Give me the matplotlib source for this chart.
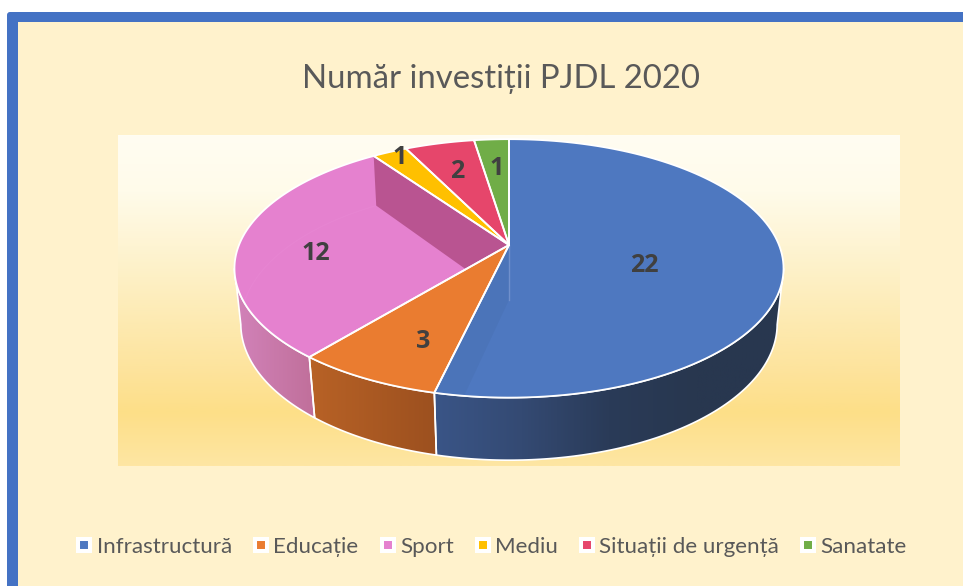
--- --- ---
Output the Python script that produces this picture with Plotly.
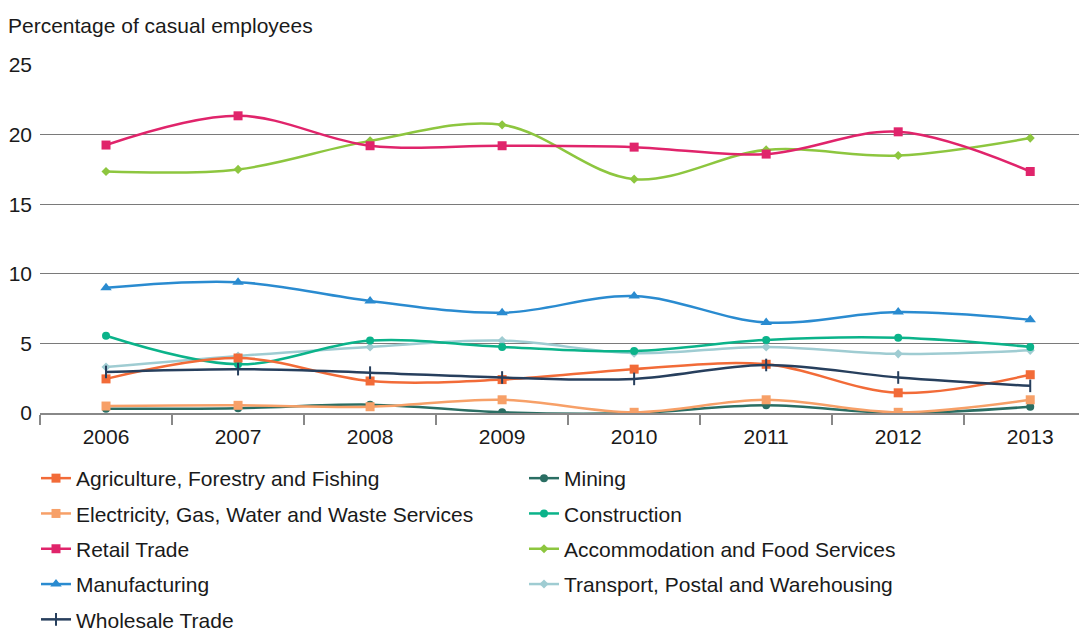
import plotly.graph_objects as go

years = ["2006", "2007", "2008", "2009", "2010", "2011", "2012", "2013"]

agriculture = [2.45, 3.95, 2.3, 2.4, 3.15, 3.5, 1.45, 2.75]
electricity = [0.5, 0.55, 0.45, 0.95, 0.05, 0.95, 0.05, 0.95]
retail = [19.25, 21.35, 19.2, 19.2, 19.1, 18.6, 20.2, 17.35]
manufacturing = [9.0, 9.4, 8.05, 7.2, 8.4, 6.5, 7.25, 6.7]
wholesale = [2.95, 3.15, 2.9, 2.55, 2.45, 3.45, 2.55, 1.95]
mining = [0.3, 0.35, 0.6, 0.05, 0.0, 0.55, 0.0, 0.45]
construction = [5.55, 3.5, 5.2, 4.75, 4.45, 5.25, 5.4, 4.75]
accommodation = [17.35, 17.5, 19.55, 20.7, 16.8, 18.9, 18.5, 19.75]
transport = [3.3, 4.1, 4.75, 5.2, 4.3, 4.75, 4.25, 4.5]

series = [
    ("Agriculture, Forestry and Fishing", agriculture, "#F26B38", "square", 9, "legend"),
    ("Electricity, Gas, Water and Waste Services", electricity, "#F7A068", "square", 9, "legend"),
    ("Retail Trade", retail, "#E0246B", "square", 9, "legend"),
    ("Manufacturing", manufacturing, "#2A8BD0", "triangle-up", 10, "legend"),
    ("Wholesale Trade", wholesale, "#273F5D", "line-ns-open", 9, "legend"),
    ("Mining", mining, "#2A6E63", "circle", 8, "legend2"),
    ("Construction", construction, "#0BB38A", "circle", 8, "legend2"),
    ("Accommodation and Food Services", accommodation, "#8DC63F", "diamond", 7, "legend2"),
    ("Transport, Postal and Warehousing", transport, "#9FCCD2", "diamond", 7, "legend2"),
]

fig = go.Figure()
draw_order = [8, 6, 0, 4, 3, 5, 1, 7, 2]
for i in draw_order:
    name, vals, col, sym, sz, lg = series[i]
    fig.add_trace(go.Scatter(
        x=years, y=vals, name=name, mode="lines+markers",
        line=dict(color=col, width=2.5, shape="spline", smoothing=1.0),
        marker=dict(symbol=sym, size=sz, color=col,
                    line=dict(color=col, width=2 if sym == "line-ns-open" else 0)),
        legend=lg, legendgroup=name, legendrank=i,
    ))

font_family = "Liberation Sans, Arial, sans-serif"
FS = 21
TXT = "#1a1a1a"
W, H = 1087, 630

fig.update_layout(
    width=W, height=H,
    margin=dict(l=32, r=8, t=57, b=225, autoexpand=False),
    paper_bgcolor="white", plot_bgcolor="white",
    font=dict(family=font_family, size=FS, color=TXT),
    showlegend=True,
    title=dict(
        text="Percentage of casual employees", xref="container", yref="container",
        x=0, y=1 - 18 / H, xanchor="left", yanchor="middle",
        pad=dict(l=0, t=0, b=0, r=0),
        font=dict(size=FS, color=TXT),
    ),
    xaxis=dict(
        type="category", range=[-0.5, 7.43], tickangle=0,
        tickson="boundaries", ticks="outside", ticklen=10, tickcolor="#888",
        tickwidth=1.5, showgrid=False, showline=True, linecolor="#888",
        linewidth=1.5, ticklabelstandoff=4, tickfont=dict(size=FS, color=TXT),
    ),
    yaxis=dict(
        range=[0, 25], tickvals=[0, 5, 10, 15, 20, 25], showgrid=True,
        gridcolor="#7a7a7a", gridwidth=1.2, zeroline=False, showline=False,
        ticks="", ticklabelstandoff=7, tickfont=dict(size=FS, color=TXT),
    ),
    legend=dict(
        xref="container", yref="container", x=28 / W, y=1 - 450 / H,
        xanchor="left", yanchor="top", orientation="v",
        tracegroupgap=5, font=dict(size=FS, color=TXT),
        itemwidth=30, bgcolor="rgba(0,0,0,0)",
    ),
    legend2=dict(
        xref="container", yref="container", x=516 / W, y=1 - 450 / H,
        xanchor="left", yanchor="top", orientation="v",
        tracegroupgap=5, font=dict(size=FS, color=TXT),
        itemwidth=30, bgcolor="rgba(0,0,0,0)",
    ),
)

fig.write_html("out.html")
--- --- ---
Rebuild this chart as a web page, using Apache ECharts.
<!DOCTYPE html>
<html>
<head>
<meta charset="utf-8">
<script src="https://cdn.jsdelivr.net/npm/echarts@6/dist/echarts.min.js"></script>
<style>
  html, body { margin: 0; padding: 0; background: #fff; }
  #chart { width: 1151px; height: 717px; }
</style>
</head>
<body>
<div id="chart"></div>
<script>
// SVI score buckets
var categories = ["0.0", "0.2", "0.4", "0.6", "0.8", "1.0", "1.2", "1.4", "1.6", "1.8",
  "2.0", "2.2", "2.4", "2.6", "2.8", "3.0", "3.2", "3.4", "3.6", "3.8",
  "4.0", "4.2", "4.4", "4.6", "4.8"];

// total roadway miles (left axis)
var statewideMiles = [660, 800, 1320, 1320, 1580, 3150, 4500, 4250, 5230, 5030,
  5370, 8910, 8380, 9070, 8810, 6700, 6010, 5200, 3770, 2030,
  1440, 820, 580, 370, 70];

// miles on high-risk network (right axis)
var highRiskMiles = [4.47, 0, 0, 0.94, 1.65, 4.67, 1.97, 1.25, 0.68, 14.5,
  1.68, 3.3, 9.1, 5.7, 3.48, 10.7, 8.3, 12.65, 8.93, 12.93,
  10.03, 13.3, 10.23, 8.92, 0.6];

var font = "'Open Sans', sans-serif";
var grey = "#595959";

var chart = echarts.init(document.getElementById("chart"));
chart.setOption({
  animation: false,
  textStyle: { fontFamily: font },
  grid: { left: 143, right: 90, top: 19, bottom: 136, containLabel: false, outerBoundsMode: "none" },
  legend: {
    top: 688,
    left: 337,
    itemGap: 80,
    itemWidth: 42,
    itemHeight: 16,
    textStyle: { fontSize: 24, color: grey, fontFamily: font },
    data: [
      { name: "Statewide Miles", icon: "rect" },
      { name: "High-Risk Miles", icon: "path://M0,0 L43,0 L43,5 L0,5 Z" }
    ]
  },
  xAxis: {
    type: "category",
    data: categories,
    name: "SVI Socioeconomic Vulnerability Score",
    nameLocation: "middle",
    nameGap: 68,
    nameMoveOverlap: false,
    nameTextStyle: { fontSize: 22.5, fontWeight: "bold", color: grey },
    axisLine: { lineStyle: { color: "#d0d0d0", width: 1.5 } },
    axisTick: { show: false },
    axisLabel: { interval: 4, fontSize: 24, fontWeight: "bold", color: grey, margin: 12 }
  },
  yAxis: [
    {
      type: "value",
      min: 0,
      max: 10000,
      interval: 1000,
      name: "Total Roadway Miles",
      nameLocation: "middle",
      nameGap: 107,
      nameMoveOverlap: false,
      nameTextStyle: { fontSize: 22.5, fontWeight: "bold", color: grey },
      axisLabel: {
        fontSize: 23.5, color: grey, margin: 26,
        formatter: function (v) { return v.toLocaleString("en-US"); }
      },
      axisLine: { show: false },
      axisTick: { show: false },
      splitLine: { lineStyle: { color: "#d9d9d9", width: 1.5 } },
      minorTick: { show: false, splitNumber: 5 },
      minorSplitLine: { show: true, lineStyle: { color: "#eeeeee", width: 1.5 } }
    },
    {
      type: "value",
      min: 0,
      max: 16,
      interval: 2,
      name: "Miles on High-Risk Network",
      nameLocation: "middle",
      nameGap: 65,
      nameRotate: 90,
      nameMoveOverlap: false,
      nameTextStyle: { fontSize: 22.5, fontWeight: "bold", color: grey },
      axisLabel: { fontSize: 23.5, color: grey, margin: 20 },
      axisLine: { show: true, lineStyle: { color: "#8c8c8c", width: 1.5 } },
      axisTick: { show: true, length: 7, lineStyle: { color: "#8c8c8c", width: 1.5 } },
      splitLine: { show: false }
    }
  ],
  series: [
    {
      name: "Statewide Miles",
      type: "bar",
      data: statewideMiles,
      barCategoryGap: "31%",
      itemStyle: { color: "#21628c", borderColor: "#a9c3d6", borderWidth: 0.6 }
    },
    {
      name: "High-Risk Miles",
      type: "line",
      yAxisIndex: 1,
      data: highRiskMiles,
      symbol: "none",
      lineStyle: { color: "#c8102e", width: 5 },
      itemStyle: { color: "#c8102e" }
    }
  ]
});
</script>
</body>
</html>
--- --- ---
▶ _What is expected_
Above are the records. Print exactly the lines from the one containing "Output the Python" to the one containing "transport = [3.3, 4.1, 4.75, 5.2, 4.3, 4.75, 4.25, 4.5]", both included, and nothing else; pictures are excluded.

▶ _Result for this task_
Output the Python script that produces this picture with Plotly.
import plotly.graph_objects as go

years = ["2006", "2007", "2008", "2009", "2010", "2011", "2012", "2013"]

agriculture = [2.45, 3.95, 2.3, 2.4, 3.15, 3.5, 1.45, 2.75]
electricity = [0.5, 0.55, 0.45, 0.95, 0.05, 0.95, 0.05, 0.95]
retail = [19.25, 21.35, 19.2, 19.2, 19.1, 18.6, 20.2, 17.35]
manufacturing = [9.0, 9.4, 8.05, 7.2, 8.4, 6.5, 7.25, 6.7]
wholesale = [2.95, 3.15, 2.9, 2.55, 2.45, 3.45, 2.55, 1.95]
mining = [0.3, 0.35, 0.6, 0.05, 0.0, 0.55, 0.0, 0.45]
construction = [5.55, 3.5, 5.2, 4.75, 4.45, 5.25, 5.4, 4.75]
accommodation = [17.35, 17.5, 19.55, 20.7, 16.8, 18.9, 18.5, 19.75]
transport = [3.3, 4.1, 4.75, 5.2, 4.3, 4.75, 4.25, 4.5]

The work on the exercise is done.